Espagne, années 60, une bourgeoisie décrépie et corrompue, un couvent contenant un microcosme de la société franquiste… et
Maria Republica, prostituée dont le nom est déjà une provocation en soi.
Livre ayant été écrit (en français) 40 ans après la guerre civile,
Gomez-Arcos ne traite pas le conflit dans son instantanéité mais critique les phases qui l'ont suivi avec une violence qui vous gifle dès la première page et jusqu'à la dernière. Pas besoin d'être un expert de cette période de l'histoire espagnole pour pouvoir être embarqué par ce roman relativement court (une petite 250aine de pages) et qu'on lâche difficilement.
Le livre est très orienté sur la notion de mémoire et ses enjeux dans une dictature. Si tout le monde tente de lui faire perdre son identité, lui faire oublier ce qu'elle est et d'où elle vient pour en faire un modèle de rédemption,
Maria Republica, elle, compte bien utiliser sa mémoire, comme instrument de vengeance acharnée.

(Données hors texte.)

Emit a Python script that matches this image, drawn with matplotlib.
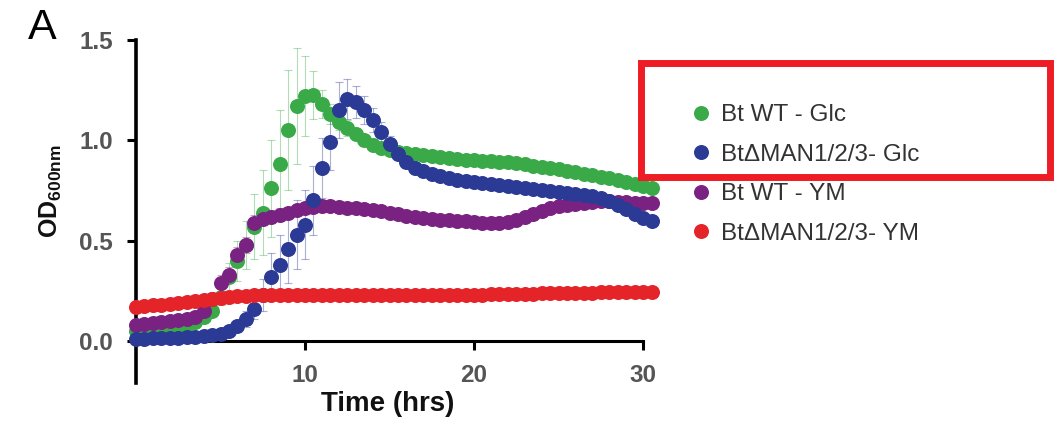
import numpy as np
import matplotlib
matplotlib.use("Agg")
import matplotlib.pyplot as plt
from matplotlib.patches import Rectangle

plt.rcParams['font.family'] = ['Liberation Sans', 'DejaVu Sans']
plt.rcParams['mathtext.fontset'] = 'custom'
plt.rcParams['mathtext.rm'] = 'Liberation Sans'
plt.rcParams['mathtext.bf'] = 'Liberation Sans:bold'

# ---------------- data ----------------
time_hrs = [i * 0.5 for i in range(62)]  # 0 .. 30.5 h

wt_glc = [0.05, 0.05, 0.055, 0.06, 0.065, 0.07, 0.08, 0.095, 0.12, 0.15,
          0.22, 0.32, 0.40, 0.48, 0.57, 0.64, 0.76, 0.88, 1.05, 1.17,
          1.22, 1.225, 1.18, 1.13, 1.09, 1.06, 1.03, 1.00, 0.975, 0.96,
          0.95, 0.94, 0.935, 0.93, 0.925, 0.92, 0.915, 0.91, 0.905, 0.90,
          0.90, 0.897, 0.895, 0.893, 0.89, 0.885, 0.88, 0.872, 0.865, 0.86,
          0.855, 0.848, 0.84, 0.832, 0.825, 0.818, 0.81, 0.80, 0.79, 0.78,
          0.77, 0.76]
wt_glc_err = [0.01, 0.01, 0.01, 0.01, 0.01, 0.01, 0.01, 0.01, 0.01, 0.02,
              0.04, 0.07, 0.10, 0.12, 0.16, 0.21, 0.24, 0.27, 0.30, 0.29,
              0.20, 0.12, 0.07, 0.05, 0.04, 0.04, 0.03, 0.03, 0.03, 0.03,
              0.03, 0.03, 0.03, 0.03, 0.03, 0.03, 0.02, 0.02, 0.02, 0.02,
              0.02, 0.02, 0.02, 0.02, 0.02, 0.02, 0.02, 0.02, 0.02, 0.02,
              0.02, 0.02, 0.02, 0.02, 0.02, 0.02, 0.02, 0.02, 0.02, 0.02,
              0.02, 0.02]

man_glc = [0.01, 0.01, 0.012, 0.013, 0.015, 0.016, 0.018, 0.02, 0.022, 0.027,
           0.035, 0.05, 0.075, 0.11, 0.16, 0.23, 0.32, 0.38, 0.46, 0.53,
           0.58, 0.70, 0.86, 0.99, 1.15, 1.205, 1.19, 1.15, 1.10, 1.04,
           0.98, 0.93, 0.89, 0.86, 0.845, 0.832, 0.82, 0.81, 0.80, 0.795,
           0.79, 0.785, 0.78, 0.775, 0.77, 0.765, 0.76, 0.755, 0.75, 0.747,
           0.743, 0.738, 0.733, 0.727, 0.72, 0.71, 0.695, 0.675, 0.655, 0.635,
           0.615, 0.60]
man_glc_err = [0.01, 0.01, 0.01, 0.01, 0.01, 0.01, 0.01, 0.01, 0.01, 0.01,
               0.01, 0.02, 0.03, 0.04, 0.05, 0.08, 0.12, 0.15, 0.17, 0.17,
               0.17, 0.17, 0.15, 0.14, 0.14, 0.10, 0.08, 0.07, 0.06, 0.05,
               0.04, 0.03, 0.03, 0.03, 0.03, 0.03, 0.03, 0.03, 0.02, 0.02,
               0.02, 0.02, 0.02, 0.02, 0.02, 0.02, 0.02, 0.02, 0.02, 0.02,
               0.02, 0.02, 0.02, 0.02, 0.02, 0.02, 0.02, 0.02, 0.02, 0.02,
               0.02, 0.02]

wt_ym = [0.08, 0.085, 0.09, 0.095, 0.10, 0.105, 0.11, 0.12, 0.15, 0.21,
         0.29, 0.33, 0.43, 0.48, 0.59, 0.61, 0.62, 0.63, 0.64, 0.65,
         0.66, 0.665, 0.67, 0.67, 0.667, 0.663, 0.66, 0.655, 0.65, 0.645,
         0.64, 0.633, 0.625, 0.618, 0.612, 0.608, 0.605, 0.602, 0.60, 0.597,
         0.593, 0.59, 0.588, 0.588, 0.593, 0.603, 0.617, 0.632, 0.647, 0.66,
         0.67, 0.677, 0.683, 0.688, 0.692, 0.695, 0.695, 0.693, 0.69, 0.688,
         0.687, 0.686]
wt_ym_err = [0.01] * 8 + [0.02, 0.03, 0.04, 0.04, 0.04, 0.04, 0.04, 0.03,
                          0.03, 0.03] + [0.02] * 44

man_ym = [0.17, 0.173, 0.177, 0.181, 0.185, 0.19, 0.195, 0.20, 0.205, 0.21,
          0.215, 0.22, 0.223, 0.226, 0.228, 0.229, 0.23, 0.23, 0.23, 0.23,
          0.23, 0.23, 0.23, 0.23, 0.23, 0.23, 0.23, 0.23, 0.23, 0.23,
          0.23, 0.23, 0.23, 0.23, 0.23, 0.23, 0.23, 0.23, 0.23, 0.23,
          0.23, 0.231, 0.232, 0.233, 0.233, 0.234, 0.235, 0.236, 0.237, 0.238,
          0.238, 0.239, 0.24, 0.24, 0.241, 0.242, 0.242, 0.243, 0.244, 0.244,
          0.245, 0.245]
man_ym_err = [0.01] * 62

labels = ['Bt WT - Glc', 'Bt\u0394MAN1/2/3- Glc', 'Bt WT - YM', 'Bt\u0394MAN1/2/3- YM']
x_ticks = [10, 20, 30]
y_ticks = [0.0, 0.5, 1.0, 1.5]
y_tick_labels = ['0.0', '0.5', '1.0', '1.5']

# ---------------- figure ----------------
W, H = 1058, 424
fig = plt.figure(figsize=(W / 100, H / 100), dpi=100)
ax = fig.add_axes([136 / W, 41 / H, 515.5 / W, 343 / H])

series = [
    (wt_glc, wt_glc_err, '#3aaa49', labels[0], 3.0),
    (man_glc, man_glc_err, '#2b3a94', labels[1], 3.4),
    (wt_ym, wt_ym_err, '#7a2282', labels[2], 3.2),
    (man_ym, man_ym_err, '#e52429', labels[3], 3.6),
]

handles = {}
for vals, err, col, lab, z in series:
    ax.errorbar(time_hrs, vals, yerr=err, fmt='none', ecolor=col, alpha=0.4,
                elinewidth=0.8, capsize=3, capthick=0.8, zorder=2.6)
for vals, err, col, lab, z in series:
    ln, = ax.plot(time_hrs, vals, 'o', color=col, ms=10.8, mec='none',
                  zorder=z, clip_on=False, label=lab)
    handles[lab] = ln

ax.set_xlim(0, 30.5)
ax.set_ylim(-0.21, 1.5)

for s in ['top', 'right']:
    ax.spines[s].set_visible(False)
ax.spines['left'].set_linewidth(2.6)
ax.spines['bottom'].set_linewidth(2.2)
ax.spines['bottom'].set_position(('data', 0))
ax.spines['bottom'].set_bounds(0, 30)

ax.set_xticks(x_ticks)
ax.set_xticklabels([str(v) for v in x_ticks])
ax.set_yticks(y_ticks)
ax.set_yticklabels(y_tick_labels)
ax.tick_params(axis='both', direction='out', length=6.5, width=2.2, color='black',
               labelsize=17.5, labelcolor='#555555')
ax.tick_params(axis='x', pad=10)
ax.tick_params(axis='y', pad=10)
for lbl in ax.get_xticklabels() + ax.get_yticklabels():
    lbl.set_fontweight('bold')

ax.set_xlabel('Time (hrs)', fontsize=20, fontweight='bold', color='#111111')
ax.xaxis.set_label_coords(0.488, -0.024)
ax.set_ylabel(r'OD$_{\mathbf{600nm}}$', fontsize=18, fontweight='bold', color='#111111')
ax.yaxis.set_label_coords(-0.14, 0.56)

fig.text(28 / W, 1 - 39 / H, 'A', fontsize=31, color='black', va='baseline', ha='left')

leg = fig.legend([handles[l] for l in labels], labels, loc='upper left',
                 bbox_to_anchor=(691.5 / W, 1 - 104 / H), frameon=False,
                 fontsize=17.5, handlelength=0.8, handletextpad=0.4, borderpad=0,
                 borderaxespad=0, labelspacing=0.72, markerscale=1.0)
for t in leg.get_texts():
    t.set_color('#333333')

fig.patches.append(Rectangle((640.5 / W, 1 - 176.5 / H), 409 / W, 113.5 / H,
                             transform=fig.transFigure, fill=False,
                             edgecolor='#ee1c24', linewidth=5))

fig.savefig('out.png', dpi=100)
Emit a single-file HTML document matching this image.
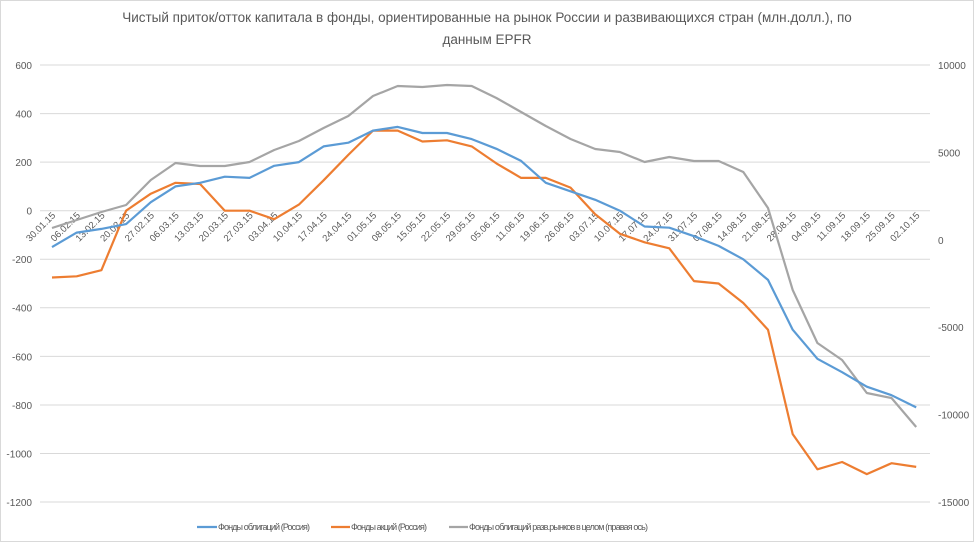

Aucun temps mort, à peine de quoi respirer entre des moments tantôt crus, tantôt rocambolesques, toujours destructeurs. On est confronté à des phrases à la longueur assez variable, à une narration qui passe de la deuxième personne à la troisième selon qu'on évoque respectivement le passé ou le présent, ou encore à un personnage principal qui vous noie sous sa personnalité. Bref, tout est là pour vous faire perdre pied et vous donner l'impression d'être dans la tête de
Maria Republica, presque comme sa conscience. Pour autant, on ne s'y attache pas complètement à ce personnage : elle n'est pas là pour qu'on la plaigne ou qu'on éprouve de la compassion mais nous prend à témoin et nous entraîne dans son combat.
Et si vous n'avez pas envie de refermer le livre après l'avoir fini, quatre autres romans sur le même thème ont été écrits par
Gomez-Arcos et ne demandent qu'à être ouverts.